Problem statement - Please output exactly the lines of the material from the first through the line containing "const botY0 = 417.5, botY1 = 554.5;", and nothing more.

Input rows -
- - - -
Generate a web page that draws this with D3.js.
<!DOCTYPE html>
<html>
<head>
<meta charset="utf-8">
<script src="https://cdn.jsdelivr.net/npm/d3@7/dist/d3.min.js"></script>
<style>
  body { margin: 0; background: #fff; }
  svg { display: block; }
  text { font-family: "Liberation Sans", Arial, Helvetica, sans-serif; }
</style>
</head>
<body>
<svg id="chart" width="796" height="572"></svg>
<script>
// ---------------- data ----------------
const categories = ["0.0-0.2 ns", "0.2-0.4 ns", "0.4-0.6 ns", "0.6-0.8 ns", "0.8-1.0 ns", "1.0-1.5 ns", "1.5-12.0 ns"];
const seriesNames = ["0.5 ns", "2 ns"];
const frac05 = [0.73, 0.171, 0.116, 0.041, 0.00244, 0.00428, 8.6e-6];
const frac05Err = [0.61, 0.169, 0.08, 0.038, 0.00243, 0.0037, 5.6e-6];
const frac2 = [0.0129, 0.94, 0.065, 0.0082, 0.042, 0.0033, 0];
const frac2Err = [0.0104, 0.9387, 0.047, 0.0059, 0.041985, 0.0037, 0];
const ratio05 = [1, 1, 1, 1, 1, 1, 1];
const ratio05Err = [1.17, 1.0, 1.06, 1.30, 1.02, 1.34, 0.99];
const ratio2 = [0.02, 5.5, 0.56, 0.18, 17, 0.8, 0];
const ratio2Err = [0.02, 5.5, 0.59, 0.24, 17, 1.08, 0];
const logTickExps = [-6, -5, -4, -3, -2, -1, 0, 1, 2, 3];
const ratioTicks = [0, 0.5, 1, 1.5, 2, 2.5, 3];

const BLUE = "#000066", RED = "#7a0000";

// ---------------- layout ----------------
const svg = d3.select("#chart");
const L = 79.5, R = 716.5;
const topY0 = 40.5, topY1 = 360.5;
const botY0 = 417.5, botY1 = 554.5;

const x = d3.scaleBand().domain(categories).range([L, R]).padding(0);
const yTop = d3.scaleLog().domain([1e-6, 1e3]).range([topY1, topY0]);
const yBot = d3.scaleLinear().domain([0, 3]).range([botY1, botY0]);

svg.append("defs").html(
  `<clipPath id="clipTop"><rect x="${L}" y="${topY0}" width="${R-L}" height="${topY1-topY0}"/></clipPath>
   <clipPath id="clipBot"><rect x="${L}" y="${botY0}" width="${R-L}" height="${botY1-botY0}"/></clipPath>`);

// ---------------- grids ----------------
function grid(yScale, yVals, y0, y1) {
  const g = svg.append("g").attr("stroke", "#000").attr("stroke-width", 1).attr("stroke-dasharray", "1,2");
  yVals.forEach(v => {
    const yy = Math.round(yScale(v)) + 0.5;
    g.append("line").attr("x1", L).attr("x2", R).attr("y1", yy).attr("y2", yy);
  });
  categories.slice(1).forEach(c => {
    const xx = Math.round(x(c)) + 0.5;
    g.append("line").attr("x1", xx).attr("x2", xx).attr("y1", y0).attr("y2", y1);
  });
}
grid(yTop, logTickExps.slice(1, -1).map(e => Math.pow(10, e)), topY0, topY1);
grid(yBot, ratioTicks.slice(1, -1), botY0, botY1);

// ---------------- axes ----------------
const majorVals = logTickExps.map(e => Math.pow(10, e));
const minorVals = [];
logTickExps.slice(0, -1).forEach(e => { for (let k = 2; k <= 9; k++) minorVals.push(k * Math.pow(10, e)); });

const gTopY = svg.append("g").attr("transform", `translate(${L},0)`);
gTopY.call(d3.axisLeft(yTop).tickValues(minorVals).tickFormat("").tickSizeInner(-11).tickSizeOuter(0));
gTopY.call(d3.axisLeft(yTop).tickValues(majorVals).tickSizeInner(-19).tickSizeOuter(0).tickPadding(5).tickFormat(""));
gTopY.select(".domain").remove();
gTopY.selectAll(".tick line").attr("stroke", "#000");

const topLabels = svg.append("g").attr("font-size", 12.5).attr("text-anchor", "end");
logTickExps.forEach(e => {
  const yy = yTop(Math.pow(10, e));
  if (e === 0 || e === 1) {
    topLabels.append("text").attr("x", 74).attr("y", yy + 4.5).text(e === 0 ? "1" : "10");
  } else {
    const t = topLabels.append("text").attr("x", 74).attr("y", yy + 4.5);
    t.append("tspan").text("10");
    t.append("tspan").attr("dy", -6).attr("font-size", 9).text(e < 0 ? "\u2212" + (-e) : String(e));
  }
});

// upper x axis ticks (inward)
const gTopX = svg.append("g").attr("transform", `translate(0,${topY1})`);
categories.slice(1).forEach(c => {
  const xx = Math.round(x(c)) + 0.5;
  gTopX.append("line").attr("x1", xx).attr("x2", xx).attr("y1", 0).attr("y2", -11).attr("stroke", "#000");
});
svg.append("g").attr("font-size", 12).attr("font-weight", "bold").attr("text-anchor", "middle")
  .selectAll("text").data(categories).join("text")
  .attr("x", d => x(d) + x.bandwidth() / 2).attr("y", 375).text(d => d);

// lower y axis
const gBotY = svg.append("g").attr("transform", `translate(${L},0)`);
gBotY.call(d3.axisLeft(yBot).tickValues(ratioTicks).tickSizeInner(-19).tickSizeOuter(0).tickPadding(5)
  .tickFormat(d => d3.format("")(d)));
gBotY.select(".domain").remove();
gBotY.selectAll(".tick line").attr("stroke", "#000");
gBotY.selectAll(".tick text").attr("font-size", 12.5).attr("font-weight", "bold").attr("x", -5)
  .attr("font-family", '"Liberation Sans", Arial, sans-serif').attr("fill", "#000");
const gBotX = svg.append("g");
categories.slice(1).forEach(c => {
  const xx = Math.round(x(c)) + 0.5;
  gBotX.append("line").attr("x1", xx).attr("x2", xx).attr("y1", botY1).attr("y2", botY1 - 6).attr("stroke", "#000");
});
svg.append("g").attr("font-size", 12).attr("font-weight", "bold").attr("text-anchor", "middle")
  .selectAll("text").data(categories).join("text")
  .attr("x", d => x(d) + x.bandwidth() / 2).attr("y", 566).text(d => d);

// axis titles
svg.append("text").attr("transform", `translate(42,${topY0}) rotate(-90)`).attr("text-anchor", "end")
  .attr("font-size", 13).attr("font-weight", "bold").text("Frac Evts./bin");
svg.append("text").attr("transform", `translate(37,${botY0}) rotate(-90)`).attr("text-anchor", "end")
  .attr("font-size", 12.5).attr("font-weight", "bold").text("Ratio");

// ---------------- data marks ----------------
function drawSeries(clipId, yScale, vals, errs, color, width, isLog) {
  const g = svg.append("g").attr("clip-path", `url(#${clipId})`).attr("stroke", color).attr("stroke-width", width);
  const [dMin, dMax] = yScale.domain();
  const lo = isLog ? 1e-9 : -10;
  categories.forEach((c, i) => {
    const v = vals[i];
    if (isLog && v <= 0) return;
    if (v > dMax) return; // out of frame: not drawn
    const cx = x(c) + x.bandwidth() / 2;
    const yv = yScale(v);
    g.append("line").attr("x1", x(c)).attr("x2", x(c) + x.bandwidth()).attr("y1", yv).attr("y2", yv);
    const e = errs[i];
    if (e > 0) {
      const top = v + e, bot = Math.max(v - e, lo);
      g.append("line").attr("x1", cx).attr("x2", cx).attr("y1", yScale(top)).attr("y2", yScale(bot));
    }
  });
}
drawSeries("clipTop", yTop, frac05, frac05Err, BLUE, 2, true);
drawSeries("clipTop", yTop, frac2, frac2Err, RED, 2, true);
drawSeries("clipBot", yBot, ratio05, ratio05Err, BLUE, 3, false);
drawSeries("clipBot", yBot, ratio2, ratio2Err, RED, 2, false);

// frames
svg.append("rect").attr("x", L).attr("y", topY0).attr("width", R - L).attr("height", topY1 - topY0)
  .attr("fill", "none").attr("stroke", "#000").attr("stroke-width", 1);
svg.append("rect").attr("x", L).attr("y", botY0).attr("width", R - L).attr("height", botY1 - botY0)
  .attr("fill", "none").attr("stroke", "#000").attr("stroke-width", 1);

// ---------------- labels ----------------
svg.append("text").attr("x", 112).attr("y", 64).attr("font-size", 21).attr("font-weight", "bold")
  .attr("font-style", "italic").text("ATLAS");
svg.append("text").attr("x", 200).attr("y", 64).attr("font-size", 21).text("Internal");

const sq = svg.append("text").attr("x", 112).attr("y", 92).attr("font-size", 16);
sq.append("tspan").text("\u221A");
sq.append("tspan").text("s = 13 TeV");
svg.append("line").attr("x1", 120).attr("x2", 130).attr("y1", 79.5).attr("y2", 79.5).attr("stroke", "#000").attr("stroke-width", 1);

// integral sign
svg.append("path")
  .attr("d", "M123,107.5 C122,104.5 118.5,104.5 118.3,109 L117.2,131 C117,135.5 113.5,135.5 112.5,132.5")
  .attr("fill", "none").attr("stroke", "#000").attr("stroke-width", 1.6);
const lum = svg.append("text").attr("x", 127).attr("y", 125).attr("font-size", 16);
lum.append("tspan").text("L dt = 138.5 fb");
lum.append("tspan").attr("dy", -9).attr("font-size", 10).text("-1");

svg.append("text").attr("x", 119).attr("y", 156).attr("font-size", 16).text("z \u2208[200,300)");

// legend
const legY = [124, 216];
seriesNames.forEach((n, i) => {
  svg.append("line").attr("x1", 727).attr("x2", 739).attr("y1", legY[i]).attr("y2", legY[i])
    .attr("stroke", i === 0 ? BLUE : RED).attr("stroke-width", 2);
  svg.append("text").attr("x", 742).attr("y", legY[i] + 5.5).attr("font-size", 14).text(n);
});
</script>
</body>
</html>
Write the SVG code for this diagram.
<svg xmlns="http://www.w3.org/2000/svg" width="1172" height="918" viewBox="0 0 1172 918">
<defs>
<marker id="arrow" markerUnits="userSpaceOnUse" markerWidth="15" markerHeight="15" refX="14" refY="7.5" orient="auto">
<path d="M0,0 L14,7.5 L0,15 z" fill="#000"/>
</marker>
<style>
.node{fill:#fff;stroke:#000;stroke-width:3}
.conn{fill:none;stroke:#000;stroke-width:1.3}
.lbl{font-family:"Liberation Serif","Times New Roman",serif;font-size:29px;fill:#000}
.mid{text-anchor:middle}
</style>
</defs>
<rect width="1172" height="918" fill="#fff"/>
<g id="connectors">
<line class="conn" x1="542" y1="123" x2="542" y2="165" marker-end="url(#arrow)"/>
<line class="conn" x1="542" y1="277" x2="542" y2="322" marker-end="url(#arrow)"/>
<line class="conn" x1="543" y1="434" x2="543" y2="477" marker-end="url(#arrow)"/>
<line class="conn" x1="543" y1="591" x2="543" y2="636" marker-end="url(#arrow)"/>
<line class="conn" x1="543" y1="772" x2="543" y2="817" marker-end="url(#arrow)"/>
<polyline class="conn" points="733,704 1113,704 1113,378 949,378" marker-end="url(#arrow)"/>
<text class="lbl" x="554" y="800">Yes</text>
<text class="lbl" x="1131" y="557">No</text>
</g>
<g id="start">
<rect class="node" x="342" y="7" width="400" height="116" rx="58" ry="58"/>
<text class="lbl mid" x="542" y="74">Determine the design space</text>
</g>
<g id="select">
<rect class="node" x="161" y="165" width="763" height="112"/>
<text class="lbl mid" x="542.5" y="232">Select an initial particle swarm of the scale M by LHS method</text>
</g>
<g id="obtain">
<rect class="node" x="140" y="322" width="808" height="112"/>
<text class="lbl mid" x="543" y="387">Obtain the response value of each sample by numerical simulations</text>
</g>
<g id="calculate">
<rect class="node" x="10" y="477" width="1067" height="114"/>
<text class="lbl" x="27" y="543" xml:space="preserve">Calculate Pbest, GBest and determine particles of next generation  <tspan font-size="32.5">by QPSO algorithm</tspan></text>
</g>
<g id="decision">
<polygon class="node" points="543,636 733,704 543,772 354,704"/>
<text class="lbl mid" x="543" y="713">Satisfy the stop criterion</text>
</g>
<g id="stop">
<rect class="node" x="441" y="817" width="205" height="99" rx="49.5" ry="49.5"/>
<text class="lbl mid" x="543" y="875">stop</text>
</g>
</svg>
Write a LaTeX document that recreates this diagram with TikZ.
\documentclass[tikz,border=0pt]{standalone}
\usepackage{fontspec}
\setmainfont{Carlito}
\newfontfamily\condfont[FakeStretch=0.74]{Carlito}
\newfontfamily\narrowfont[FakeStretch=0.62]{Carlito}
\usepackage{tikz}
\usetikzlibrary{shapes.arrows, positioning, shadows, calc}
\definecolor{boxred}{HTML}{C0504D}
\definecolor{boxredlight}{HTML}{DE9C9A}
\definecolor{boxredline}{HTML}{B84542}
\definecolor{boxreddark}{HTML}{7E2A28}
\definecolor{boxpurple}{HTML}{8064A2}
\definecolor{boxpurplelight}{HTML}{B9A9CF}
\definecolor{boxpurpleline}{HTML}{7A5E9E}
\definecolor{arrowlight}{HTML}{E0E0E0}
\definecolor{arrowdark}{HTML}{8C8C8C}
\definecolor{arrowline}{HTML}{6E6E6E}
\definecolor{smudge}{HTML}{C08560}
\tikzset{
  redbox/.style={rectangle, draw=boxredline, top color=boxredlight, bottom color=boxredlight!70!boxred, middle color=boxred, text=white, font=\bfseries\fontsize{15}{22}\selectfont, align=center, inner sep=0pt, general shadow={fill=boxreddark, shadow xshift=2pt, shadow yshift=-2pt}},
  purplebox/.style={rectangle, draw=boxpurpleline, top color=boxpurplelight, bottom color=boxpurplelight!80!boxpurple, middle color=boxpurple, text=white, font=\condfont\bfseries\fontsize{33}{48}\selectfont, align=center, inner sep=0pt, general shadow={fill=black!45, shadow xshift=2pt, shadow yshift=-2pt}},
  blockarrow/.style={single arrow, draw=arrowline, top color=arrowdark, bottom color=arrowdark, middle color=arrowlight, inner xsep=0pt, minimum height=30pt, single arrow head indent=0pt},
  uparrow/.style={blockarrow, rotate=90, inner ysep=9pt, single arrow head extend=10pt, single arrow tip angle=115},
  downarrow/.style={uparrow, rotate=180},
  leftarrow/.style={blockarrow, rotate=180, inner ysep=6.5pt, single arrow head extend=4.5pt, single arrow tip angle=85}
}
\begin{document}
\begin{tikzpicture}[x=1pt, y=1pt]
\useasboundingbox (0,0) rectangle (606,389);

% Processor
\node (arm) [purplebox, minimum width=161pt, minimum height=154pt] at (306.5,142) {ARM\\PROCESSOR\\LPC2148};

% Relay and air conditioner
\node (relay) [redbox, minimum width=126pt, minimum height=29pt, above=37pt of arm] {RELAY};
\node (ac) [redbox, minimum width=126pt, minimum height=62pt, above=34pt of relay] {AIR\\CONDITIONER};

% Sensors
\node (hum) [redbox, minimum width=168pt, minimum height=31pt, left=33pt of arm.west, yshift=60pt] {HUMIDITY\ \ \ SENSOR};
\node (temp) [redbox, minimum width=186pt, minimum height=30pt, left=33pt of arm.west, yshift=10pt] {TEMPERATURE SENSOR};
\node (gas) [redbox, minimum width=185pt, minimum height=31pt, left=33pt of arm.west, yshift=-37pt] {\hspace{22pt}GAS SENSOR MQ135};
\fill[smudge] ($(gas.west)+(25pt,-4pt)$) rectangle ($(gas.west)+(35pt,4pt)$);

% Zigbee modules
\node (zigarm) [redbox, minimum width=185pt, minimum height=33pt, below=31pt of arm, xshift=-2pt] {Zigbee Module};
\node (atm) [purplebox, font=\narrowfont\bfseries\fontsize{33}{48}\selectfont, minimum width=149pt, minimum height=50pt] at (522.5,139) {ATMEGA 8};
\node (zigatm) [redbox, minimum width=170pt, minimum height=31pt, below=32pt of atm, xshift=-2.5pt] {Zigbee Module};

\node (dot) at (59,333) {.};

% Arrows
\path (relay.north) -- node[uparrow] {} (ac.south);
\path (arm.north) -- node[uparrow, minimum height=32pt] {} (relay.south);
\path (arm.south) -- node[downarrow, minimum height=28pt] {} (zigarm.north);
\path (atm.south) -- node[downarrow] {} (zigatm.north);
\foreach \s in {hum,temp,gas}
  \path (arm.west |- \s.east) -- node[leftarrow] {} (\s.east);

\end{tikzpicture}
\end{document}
- - - -
Exercise result -
Generate a web page that draws this with D3.js.
<!DOCTYPE html>
<html>
<head>
<meta charset="utf-8">
<script src="https://cdn.jsdelivr.net/npm/d3@7/dist/d3.min.js"></script>
<style>
  body { margin: 0; background: #fff; }
  svg { display: block; }
  text { font-family: "Liberation Sans", Arial, Helvetica, sans-serif; }
</style>
</head>
<body>
<svg id="chart" width="796" height="572"></svg>
<script>
// ---------------- data ----------------
const categories = ["0.0-0.2 ns", "0.2-0.4 ns", "0.4-0.6 ns", "0.6-0.8 ns", "0.8-1.0 ns", "1.0-1.5 ns", "1.5-12.0 ns"];
const seriesNames = ["0.5 ns", "2 ns"];
const frac05 = [0.73, 0.171, 0.116, 0.041, 0.00244, 0.00428, 8.6e-6];
const frac05Err = [0.61, 0.169, 0.08, 0.038, 0.00243, 0.0037, 5.6e-6];
const frac2 = [0.0129, 0.94, 0.065, 0.0082, 0.042, 0.0033, 0];
const frac2Err = [0.0104, 0.9387, 0.047, 0.0059, 0.041985, 0.0037, 0];
const ratio05 = [1, 1, 1, 1, 1, 1, 1];
const ratio05Err = [1.17, 1.0, 1.06, 1.30, 1.02, 1.34, 0.99];
const ratio2 = [0.02, 5.5, 0.56, 0.18, 17, 0.8, 0];
const ratio2Err = [0.02, 5.5, 0.59, 0.24, 17, 1.08, 0];
const logTickExps = [-6, -5, -4, -3, -2, -1, 0, 1, 2, 3];
const ratioTicks = [0, 0.5, 1, 1.5, 2, 2.5, 3];

const BLUE = "#000066", RED = "#7a0000";

// ---------------- layout ----------------
const svg = d3.select("#chart");
const L = 79.5, R = 716.5;
const topY0 = 40.5, topY1 = 360.5;
const botY0 = 417.5, botY1 = 554.5;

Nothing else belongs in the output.